▶ _DATASET ENTRIES_
+--
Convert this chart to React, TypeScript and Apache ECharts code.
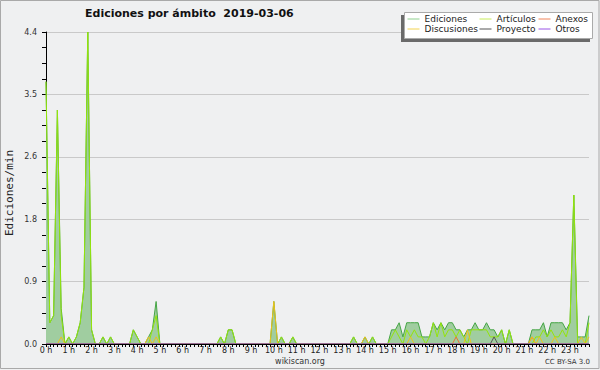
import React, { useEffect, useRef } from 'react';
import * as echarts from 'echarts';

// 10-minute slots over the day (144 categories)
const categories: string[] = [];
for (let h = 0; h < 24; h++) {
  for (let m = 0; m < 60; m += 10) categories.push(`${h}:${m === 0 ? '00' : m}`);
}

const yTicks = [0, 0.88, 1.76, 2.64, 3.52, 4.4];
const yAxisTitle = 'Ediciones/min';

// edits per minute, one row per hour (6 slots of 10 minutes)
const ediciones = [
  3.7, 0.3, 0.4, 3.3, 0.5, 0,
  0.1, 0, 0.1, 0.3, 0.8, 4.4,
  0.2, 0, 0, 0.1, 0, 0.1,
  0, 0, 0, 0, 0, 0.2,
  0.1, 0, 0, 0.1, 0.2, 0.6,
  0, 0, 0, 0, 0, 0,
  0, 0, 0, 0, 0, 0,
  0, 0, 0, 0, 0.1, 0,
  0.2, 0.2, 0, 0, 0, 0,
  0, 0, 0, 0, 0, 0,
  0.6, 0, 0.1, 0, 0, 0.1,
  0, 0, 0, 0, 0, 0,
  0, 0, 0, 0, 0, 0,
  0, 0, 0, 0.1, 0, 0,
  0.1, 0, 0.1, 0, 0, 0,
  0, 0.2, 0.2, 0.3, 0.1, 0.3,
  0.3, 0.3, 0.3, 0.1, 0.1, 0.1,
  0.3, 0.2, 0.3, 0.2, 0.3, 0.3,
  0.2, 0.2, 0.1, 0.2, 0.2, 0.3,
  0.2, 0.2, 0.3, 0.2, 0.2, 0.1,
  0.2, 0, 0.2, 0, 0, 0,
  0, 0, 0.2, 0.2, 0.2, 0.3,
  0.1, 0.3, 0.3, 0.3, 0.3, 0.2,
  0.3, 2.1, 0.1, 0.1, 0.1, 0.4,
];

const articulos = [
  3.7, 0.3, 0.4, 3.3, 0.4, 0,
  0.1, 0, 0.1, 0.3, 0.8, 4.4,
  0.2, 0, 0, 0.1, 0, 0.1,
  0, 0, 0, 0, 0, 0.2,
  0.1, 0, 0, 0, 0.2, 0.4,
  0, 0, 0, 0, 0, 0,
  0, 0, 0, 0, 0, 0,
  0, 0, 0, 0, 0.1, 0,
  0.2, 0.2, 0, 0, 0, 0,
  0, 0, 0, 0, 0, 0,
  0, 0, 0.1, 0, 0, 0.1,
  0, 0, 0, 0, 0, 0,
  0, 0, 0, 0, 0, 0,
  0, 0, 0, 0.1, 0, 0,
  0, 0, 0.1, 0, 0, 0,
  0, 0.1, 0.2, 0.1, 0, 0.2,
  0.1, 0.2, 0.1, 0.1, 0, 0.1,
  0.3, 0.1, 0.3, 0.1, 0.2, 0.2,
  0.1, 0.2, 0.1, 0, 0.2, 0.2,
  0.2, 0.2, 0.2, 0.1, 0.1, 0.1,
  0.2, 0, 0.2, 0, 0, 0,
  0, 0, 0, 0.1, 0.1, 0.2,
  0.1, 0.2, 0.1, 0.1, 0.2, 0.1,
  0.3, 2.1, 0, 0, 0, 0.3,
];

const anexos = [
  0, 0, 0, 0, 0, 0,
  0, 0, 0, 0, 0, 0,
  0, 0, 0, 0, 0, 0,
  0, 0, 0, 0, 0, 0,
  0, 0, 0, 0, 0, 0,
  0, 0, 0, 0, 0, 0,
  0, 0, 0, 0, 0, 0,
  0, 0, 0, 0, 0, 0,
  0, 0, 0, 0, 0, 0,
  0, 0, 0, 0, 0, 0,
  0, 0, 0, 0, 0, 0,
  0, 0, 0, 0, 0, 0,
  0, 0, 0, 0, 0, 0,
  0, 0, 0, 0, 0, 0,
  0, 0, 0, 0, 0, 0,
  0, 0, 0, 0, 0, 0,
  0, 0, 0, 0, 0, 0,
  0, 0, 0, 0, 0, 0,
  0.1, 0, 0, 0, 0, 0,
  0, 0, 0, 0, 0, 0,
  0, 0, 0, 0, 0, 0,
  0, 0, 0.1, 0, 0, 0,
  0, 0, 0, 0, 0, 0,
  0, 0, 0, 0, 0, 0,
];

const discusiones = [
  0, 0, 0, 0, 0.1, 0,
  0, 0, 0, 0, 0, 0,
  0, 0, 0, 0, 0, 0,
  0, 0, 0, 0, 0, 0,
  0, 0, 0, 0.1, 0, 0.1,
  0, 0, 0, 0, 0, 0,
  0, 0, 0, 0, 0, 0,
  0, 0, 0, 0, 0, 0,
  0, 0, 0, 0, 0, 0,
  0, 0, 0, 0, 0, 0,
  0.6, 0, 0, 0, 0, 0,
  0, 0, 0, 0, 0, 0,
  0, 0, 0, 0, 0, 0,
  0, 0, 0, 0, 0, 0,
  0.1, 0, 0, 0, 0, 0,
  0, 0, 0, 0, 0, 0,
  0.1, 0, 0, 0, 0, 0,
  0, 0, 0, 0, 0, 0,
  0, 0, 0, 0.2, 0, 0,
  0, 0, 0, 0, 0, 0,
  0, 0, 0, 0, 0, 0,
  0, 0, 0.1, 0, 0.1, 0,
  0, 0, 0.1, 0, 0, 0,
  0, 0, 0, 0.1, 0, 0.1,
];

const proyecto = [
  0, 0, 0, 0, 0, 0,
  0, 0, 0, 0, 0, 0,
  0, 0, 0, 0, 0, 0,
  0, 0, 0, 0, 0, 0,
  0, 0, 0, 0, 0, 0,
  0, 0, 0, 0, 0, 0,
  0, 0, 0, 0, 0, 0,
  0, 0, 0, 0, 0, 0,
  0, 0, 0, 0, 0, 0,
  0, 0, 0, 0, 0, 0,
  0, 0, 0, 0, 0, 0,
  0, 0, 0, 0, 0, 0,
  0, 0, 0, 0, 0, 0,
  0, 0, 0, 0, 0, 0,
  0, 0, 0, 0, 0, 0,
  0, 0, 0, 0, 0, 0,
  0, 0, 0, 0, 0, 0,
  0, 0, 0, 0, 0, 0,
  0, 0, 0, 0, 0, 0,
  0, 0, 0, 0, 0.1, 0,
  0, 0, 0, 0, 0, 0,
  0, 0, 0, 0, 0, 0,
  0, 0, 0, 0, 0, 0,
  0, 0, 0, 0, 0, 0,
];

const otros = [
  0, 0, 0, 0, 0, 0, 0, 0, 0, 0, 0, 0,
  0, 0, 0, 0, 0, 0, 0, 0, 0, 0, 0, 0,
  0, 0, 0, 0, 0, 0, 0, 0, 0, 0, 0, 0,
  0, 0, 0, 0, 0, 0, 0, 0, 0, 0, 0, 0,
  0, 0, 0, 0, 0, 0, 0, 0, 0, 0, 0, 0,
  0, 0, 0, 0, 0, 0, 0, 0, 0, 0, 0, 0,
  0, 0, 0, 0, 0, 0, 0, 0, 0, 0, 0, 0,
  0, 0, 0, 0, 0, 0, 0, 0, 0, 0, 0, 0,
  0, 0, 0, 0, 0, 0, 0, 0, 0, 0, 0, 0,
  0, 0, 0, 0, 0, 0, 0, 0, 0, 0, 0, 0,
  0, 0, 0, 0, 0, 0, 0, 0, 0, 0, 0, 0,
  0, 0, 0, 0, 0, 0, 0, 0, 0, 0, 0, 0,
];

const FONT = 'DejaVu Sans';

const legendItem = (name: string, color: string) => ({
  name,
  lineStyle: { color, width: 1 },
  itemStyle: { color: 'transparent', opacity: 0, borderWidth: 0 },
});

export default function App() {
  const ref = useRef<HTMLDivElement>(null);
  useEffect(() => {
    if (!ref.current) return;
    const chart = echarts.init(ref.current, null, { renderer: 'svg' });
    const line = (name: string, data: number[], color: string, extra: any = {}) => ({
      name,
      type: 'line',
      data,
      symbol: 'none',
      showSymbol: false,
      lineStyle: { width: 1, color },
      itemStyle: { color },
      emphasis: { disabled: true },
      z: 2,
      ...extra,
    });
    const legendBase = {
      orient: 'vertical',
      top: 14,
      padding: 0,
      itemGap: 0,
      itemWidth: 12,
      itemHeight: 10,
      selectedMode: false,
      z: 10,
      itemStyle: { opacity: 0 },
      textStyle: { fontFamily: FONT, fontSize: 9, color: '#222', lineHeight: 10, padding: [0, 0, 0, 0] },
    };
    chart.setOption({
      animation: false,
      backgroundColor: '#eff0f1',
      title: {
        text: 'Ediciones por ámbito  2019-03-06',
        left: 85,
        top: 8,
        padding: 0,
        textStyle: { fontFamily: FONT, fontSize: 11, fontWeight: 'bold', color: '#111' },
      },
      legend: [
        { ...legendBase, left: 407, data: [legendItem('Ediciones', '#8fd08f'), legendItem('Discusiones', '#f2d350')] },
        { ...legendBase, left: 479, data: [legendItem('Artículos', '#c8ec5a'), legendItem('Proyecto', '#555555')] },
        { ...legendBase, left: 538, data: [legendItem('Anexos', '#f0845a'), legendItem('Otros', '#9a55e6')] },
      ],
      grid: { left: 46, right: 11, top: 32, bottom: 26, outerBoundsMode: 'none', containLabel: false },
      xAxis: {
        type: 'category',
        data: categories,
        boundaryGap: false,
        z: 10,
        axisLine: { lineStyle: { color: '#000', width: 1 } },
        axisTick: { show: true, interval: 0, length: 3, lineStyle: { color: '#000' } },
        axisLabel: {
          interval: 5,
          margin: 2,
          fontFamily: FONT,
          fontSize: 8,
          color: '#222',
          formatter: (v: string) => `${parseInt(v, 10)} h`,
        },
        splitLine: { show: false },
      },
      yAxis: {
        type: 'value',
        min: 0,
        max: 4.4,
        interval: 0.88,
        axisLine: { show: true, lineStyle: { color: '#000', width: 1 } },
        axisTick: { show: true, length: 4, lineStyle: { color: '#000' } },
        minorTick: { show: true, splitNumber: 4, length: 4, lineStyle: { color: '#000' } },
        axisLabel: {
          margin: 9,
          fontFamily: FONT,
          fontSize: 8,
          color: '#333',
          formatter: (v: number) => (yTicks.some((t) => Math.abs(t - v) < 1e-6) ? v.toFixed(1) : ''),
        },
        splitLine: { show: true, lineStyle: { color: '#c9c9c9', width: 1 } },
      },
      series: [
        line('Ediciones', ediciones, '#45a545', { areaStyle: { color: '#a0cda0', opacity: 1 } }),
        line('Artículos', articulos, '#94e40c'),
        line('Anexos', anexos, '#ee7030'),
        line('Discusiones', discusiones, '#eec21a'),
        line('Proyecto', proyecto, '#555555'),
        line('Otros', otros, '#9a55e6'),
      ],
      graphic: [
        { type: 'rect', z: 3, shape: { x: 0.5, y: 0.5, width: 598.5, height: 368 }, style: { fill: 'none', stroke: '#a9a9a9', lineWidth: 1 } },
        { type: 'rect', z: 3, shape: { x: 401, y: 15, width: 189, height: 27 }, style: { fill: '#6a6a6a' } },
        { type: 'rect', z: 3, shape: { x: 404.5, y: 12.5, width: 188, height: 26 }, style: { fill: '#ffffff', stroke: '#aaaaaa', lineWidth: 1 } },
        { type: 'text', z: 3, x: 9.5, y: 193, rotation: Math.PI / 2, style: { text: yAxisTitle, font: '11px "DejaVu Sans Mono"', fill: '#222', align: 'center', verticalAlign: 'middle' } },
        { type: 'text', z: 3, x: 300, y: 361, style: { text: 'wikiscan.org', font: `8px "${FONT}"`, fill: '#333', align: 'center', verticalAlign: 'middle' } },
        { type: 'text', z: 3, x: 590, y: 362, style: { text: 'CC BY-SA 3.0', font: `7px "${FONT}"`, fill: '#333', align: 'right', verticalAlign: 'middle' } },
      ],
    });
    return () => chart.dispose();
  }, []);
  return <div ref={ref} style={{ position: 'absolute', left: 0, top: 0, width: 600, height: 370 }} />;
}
+--
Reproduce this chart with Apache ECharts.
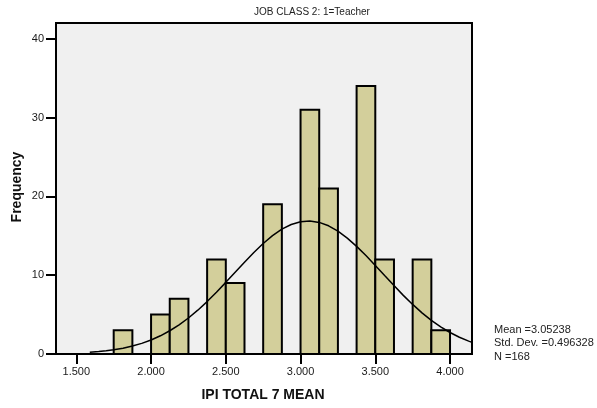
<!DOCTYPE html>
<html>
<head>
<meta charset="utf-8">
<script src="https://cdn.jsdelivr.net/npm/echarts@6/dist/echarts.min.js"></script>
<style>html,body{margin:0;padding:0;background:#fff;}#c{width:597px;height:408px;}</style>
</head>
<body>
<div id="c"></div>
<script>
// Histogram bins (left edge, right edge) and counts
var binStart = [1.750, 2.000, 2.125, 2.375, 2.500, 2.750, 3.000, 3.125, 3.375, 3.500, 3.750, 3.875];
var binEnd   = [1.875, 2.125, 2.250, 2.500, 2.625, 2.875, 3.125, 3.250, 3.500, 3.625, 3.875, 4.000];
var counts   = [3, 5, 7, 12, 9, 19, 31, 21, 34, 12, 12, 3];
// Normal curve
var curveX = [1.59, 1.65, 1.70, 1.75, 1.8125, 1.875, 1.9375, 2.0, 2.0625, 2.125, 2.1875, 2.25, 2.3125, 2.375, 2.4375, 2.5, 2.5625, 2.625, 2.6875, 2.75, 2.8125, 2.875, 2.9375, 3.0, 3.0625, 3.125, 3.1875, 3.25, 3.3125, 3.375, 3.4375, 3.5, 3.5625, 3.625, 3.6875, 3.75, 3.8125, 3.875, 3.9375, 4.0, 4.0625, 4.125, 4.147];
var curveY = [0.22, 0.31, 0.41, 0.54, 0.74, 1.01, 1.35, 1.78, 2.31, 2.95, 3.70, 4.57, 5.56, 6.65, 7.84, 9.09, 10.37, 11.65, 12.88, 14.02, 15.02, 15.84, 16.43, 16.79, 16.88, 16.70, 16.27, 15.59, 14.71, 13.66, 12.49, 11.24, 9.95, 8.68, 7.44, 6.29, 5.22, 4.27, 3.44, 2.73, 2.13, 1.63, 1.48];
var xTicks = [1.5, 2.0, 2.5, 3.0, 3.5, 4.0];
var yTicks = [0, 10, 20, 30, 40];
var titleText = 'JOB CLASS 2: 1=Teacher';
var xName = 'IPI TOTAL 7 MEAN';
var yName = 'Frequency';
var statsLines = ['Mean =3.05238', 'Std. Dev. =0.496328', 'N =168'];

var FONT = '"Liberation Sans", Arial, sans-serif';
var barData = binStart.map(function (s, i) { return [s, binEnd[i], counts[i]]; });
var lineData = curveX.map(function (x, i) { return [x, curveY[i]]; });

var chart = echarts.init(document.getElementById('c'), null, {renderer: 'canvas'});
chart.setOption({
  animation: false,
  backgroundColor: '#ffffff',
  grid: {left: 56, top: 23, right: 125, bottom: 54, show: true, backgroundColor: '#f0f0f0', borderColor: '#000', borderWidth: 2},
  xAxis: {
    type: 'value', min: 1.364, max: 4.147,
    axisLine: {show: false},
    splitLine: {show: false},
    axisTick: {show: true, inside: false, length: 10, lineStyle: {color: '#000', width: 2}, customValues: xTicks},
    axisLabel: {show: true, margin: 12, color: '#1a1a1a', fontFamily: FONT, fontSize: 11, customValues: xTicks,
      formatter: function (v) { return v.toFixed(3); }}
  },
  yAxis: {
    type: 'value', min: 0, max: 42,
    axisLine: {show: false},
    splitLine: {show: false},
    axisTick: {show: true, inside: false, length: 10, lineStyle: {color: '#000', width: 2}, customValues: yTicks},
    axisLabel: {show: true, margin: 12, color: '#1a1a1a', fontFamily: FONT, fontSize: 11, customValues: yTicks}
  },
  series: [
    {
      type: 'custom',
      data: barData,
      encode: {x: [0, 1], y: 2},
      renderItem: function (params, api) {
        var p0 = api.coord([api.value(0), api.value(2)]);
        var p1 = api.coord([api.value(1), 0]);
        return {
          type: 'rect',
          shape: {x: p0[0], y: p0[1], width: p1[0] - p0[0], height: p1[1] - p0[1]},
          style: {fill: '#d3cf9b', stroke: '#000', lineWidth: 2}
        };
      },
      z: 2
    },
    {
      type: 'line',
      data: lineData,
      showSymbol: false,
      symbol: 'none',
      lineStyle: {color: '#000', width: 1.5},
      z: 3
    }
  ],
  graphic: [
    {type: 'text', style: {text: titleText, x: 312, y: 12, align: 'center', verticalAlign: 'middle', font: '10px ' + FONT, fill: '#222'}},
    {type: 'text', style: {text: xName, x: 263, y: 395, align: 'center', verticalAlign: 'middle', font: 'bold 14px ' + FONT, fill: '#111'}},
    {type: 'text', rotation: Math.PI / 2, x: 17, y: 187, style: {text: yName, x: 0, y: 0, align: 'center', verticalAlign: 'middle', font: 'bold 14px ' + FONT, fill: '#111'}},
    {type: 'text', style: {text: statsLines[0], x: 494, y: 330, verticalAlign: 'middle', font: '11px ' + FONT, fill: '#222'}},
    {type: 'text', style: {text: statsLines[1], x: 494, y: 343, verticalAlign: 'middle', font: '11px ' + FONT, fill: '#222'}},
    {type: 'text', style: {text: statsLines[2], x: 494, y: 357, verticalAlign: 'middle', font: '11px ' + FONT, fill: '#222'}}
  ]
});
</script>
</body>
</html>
+--
Leaving out all pictures, set down exactly the lines of the material above, from the line with "Convert this chart" to the line with "import * as echarts from 'echarts';" inclusive, and no others.

▶ _THE SOLUTION_
Convert this chart to React, TypeScript and Apache ECharts code.
import React, { useEffect, useRef } from 'react';
import * as echarts from 'echarts';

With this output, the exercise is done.